Q: Can you be more specific about what sort of company Amazon.com ultimately becomes?

A: What we're trying to do is be a place where people come to find and discover anything that they might want to by online. Now, that doesn't necessarily mean that we're going to sell all those things ourselves directly. In fact, it's a broad enough goal that to accomplish it, we'll have to partner with other merchants and other parties.

Q: You've also tried to build a certain sense of community, yet you don't offer chat and E-mail like other communities such as America Online and Geocities do.

A: That stuff is not on our path. First of all, why would we want to be yet another company offering E-mail? I mean, if there was a compelling reason to do it, we would, but if we do a great job at our core competency, won't they come back? I think that's a much more appropriate kind of offering for the portals like AOL, Yahoo! and Excite. I can understand why they want to do E-mail, and I can understand why they want to do stock quotes. I think there are a lot of people competing in that space, and it's an important space, and that's a good business. It's just not our business.

Q: Many businesses going online have found that they suddenly become global companies whether or not they planned to. Has that happened at Amazon.com?

A: Absolutely. Something like 19% of our sales are outside the U.S. I think every week we ship to more than 120 countries, maybe 150.

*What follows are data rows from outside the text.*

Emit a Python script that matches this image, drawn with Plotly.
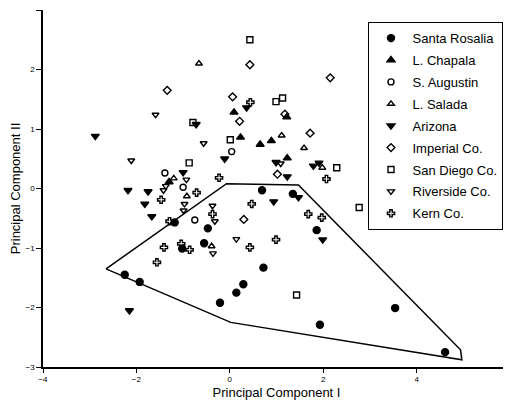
import plotly.graph_objects as go

# ---- data (Principal Component I, II) ----
santa_rosalia_x = [-2.25, -1.93, -0.21, 0.14, 0.29, 0.72, 1.93, 3.54, 4.61, 0.69, 1.35, 1.86, -0.47, -0.55, -1.02, -1.18]
santa_rosalia_y = [-1.45, -1.57, -1.92, -1.75, -1.61, -1.33, -2.29, -2.01, -2.75, -0.03, -0.09, -0.70, -0.67, -0.92, -1.01, -0.57]

chapala_x = [0.09, 0.23, 0.65, 0.89, 1.22, 1.23, -1.30]
chapala_y = [1.28, 0.86, 0.74, 0.80, 1.20, 0.51, 0.11]

augustin_x = [0.04, -1.39, -1.00, -0.75]
augustin_y = [0.62, 0.26, 0.02, -0.53]

salada_x = [-0.66, 1.11, 1.59, 1.98, -1.20, -0.92, -0.39]
salada_y = [2.10, 0.89, 0.68, 0.35, 0.17, -0.13, -0.97]

arizona_x = [-2.88, -0.72, 0.36, -0.11, 0.99, 1.79, 1.91, 1.23, 1.47, 0.94, 1.99, -2.15, -1.00, -2.18, -1.75, -1.82, -1.67]
arizona_y = [0.88, 1.08, 1.36, 0.50, 0.44, 0.38, 0.43, 0.20, -0.15, -0.22, -0.86, -2.05, 0.27, -0.03, -0.05, -0.26, -0.47]

imperial_x = [-1.34, 0.43, 2.15, 0.06, 0.21, 1.72, 1.18, 1.02, 0.30]
imperial_y = [1.65, 2.08, 1.86, 1.54, 1.13, 0.93, 1.25, 0.24, -0.52]

san_diego_x = [0.43, 0.99, 1.13, -0.79, -0.87, 0.01, 2.29, 2.77, 1.43]
san_diego_y = [2.50, 1.46, 1.52, 1.11, 0.43, 0.82, 0.35, -0.32, -1.79]

riverside_x = [-1.59, -0.56, -2.11, 1.09, -0.93, -1.37, -1.42, -0.37, -0.32, -0.36, 0.14, -0.97, -0.99]
riverside_y = [1.24, 0.76, 0.47, 0.42, 0.15, 0.04, -0.03, -0.29, -0.55, -1.09, -0.85, -0.26, -0.37]

kern_x = [0.44, -0.23, 2.07, 1.68, 1.97, 0.47, -0.37, 0.99, 0.43, -1.47, -0.71, -1.29, -1.41, -1.04, -0.86, -1.56]
kern_y = [1.45, 0.18, 0.16, -0.43, -0.49, -0.26, -0.43, -0.86, -0.99, -0.19, -0.07, -0.55, -0.99, -0.93, -1.03, -1.24]

# hull around Santa Rosalia
hull_x = [-2.65, -0.07, 1.47, 4.94, 4.97, 0.02, -2.65]
hull_y = [-1.35, 0.08, 0.06, -2.71, -2.88, -2.25, -1.35]

series = [
    ("Santa Rosalia", santa_rosalia_x, santa_rosalia_y, "circle", 7),
    ("L. Chapala", chapala_x, chapala_y, "triangle-up", 7),
    ("S. Augustin", augustin_x, augustin_y, "circle-open", 6),
    ("L. Salada", salada_x, salada_y, "triangle-up-open", 6),
    ("Arizona", arizona_x, arizona_y, "triangle-down", 7),
    ("Imperial Co.", imperial_x, imperial_y, "diamond-open", 6),
    ("San Diego Co.", san_diego_x, san_diego_y, "square-open", 6),
    ("Riverside Co.", riverside_x, riverside_y, "triangle-down-open", 6),
    ("Kern Co.", kern_x, kern_y, "cross-open", 6),
]

FONT = "Liberation Sans, Arial, Helvetica, sans-serif"

fig = go.Figure()
fig.add_trace(go.Scatter(x=hull_x, y=hull_y, mode="lines",
                         line=dict(color="black", width=1.5),
                         showlegend=False, hoverinfo="skip"))
for name, xs, ys, sym, sz in series:
    fig.add_trace(go.Scatter(
        x=xs, y=ys, mode="markers", name=name, legendgroup=name,
        marker=dict(symbol=sym, size=sz, color="black",
                    line=dict(color="black", width=1.4)),
    ))

# page body adds an 8px offset, so the figure is sized to fit the window
fig.update_layout(
    width=503, height=406,
    margin=dict(l=35, r=1, t=2, b=47),
    paper_bgcolor="white", plot_bgcolor="white",
    font=dict(family=FONT, color="black"),
    showlegend=True,
    legend=dict(x=0.697, y=0.966, xanchor="left", yanchor="top",
                bordercolor="black", borderwidth=1, bgcolor="white",
                font=dict(size=13, family=FONT, color="black"),
                traceorder="grouped", tracegroupgap=2, itemwidth=33),
    xaxis=dict(range=[-4, 6], tickmode="array", tickvals=[-4, -2, 0, 2, 4, 6],
               showgrid=False, zeroline=False, showline=True, linecolor="black",
               linewidth=1.5, ticks="outside", ticklen=4, tickcolor="black",
               tickfont=dict(size=8, family=FONT), automargin=False,
               title=dict(text="Principal Component I", font=dict(size=13), standoff=5)),
    yaxis=dict(range=[-3, 3], tickmode="array", tickvals=[-3, -2, -1, 0, 1, 2, 3],
               showgrid=False, zeroline=False, showline=True, linecolor="black",
               linewidth=1.5, ticks="outside", ticklen=5, tickcolor="black",
               tickfont=dict(size=8, family=FONT), automargin=False,
               title=dict(text="Principal Component II", font=dict(size=13), standoff=3)),
)

fig.write_html("out.html")
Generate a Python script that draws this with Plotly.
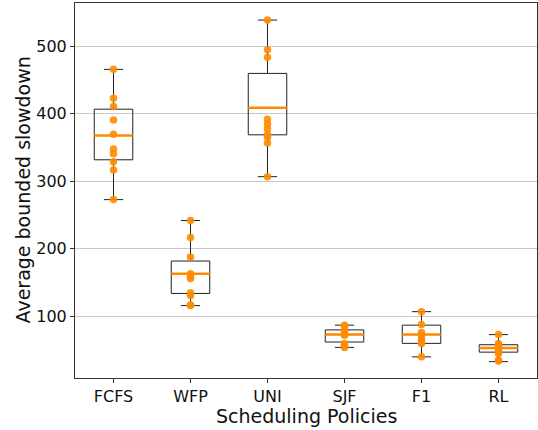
import plotly.graph_objects as go

policies = ["FCFS", "WFP", "UNI", "SJF", "F1", "RL"]

# per-run observed values (dots)
fcfs_pts = [466, 423, 411, 391, 370, 348, 341, 329, 317, 273]
wfp_pts = [242, 217, 188, 163, 159, 156, 135, 131, 117, 116]
uni_pts = [539, 495, 484, 392, 385, 378, 370, 365, 357, 307]
sjf_pts = [87, 84, 78, 75, 73, 72, 60, 58, 56, 54]
f1_pts = [107, 88, 76, 72, 67, 64, 62, 60, 40]
rl_pts = [73, 60, 57, 55, 53, 50, 47, 45, 35, 34]

# box statistics
lower_fence = [273, 116, 307, 54, 40, 33]
q1 = [332, 134, 369, 62, 60, 47]
median = [368, 163, 409, 73, 73, 53]
q3 = [407, 182, 460, 80, 87, 58]
upper_fence = [466, 242, 539, 87, 107, 73]

y_ticks = [100, 200, 300, 400, 500]

all_pts = [fcfs_pts, wfp_pts, uni_pts, sjf_pts, f1_pts, rl_pts]
px, py = [], []
for name, pts in zip(policies, all_pts):
    px += [name] * len(pts)
    py += pts

fig = go.Figure()

fig.add_trace(go.Scatter(
    x=px, y=py, mode="markers",
    marker=dict(color="#ff8c00", size=7.5, opacity=0.9, line=dict(width=0)),
    showlegend=False, hoverinfo="y",
))

fig.add_trace(go.Box(
    x=policies, q1=q1, median=median, q3=q3,
    lowerfence=lower_fence, upperfence=upper_fence,
    width=0.5, whiskerwidth=0.5,
    line=dict(color="#222222", width=1),
    fillcolor="rgba(0,0,0,0)",
    boxpoints=False, showlegend=False,
))

fig.add_trace(go.Box(
    x=policies, q1=median, median=median, q3=median,
    lowerfence=median, upperfence=median,
    width=0.5, whiskerwidth=0,
    line=dict(color="#ff8c00", width=2.5),
    fillcolor="rgba(0,0,0,0)",
    boxpoints=False, showlegend=False,
))

font_family = "DejaVu Sans"
fig.update_layout(
    width=538, height=430,
    margin=dict(l=75, r=1, t=3, b=52),
    plot_bgcolor="white", paper_bgcolor="white",
    boxmode="overlay",
    font=dict(family=font_family, color="#111111", size=16),
    xaxis=dict(
        type="category", categoryorder="array", categoryarray=policies,
        range=[-0.5, 5.5], automargin=False,
        showline=True, mirror=True, linecolor="#333333", linewidth=1,
        ticks="outside", ticklen=4, tickcolor="#333333",
        showgrid=False, zeroline=False,
        tickfont=dict(size=16),
    ),
    yaxis=dict(
        range=[8.7, 564.3], automargin=False,
        tickvals=y_ticks,
        showline=True, mirror=True, linecolor="#333333", linewidth=1,
        ticks="outside", ticklen=4, tickcolor="#333333",
        showgrid=True, gridcolor="#c8c8c8", gridwidth=1,
        zeroline=False,
        tickfont=dict(size=16),
    ),
    annotations=[
        dict(text="Scheduling Policies", xref="paper", yref="paper",
             x=0.5, y=0, xanchor="center", yanchor="middle", yshift=-38,
             showarrow=False, font=dict(size=19)),
        dict(text="Average bounded slowdown", xref="paper", yref="paper",
             x=0, y=0.5, xanchor="center", yanchor="middle", xshift=-53,
             textangle=-90, showarrow=False, font=dict(size=19)),
    ],
)

fig.write_html(
    "out.html",
    config={"displayModeBar": False},
    post_script="document.body.style.margin='0';document.body.style.overflow='hidden';",
)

I can tell you one little anecdote about how powerful the international nature of the Internet is. We got an order from somebody in Bulgaria, and this person sent us cash through the mail to pay for their order. And they sent us two crisp $100 bills. And they put these two $100 bills inside a floppy disk. And then they put a note on the cover of the floppy disk, and they mailed this whole thing to us. And the note on the cover of the floppy disk said, "The money is inside the floppy disk. The customs inspectors steal the money, but they don't read English." That shows you the effort to which people will go to be able to buy things.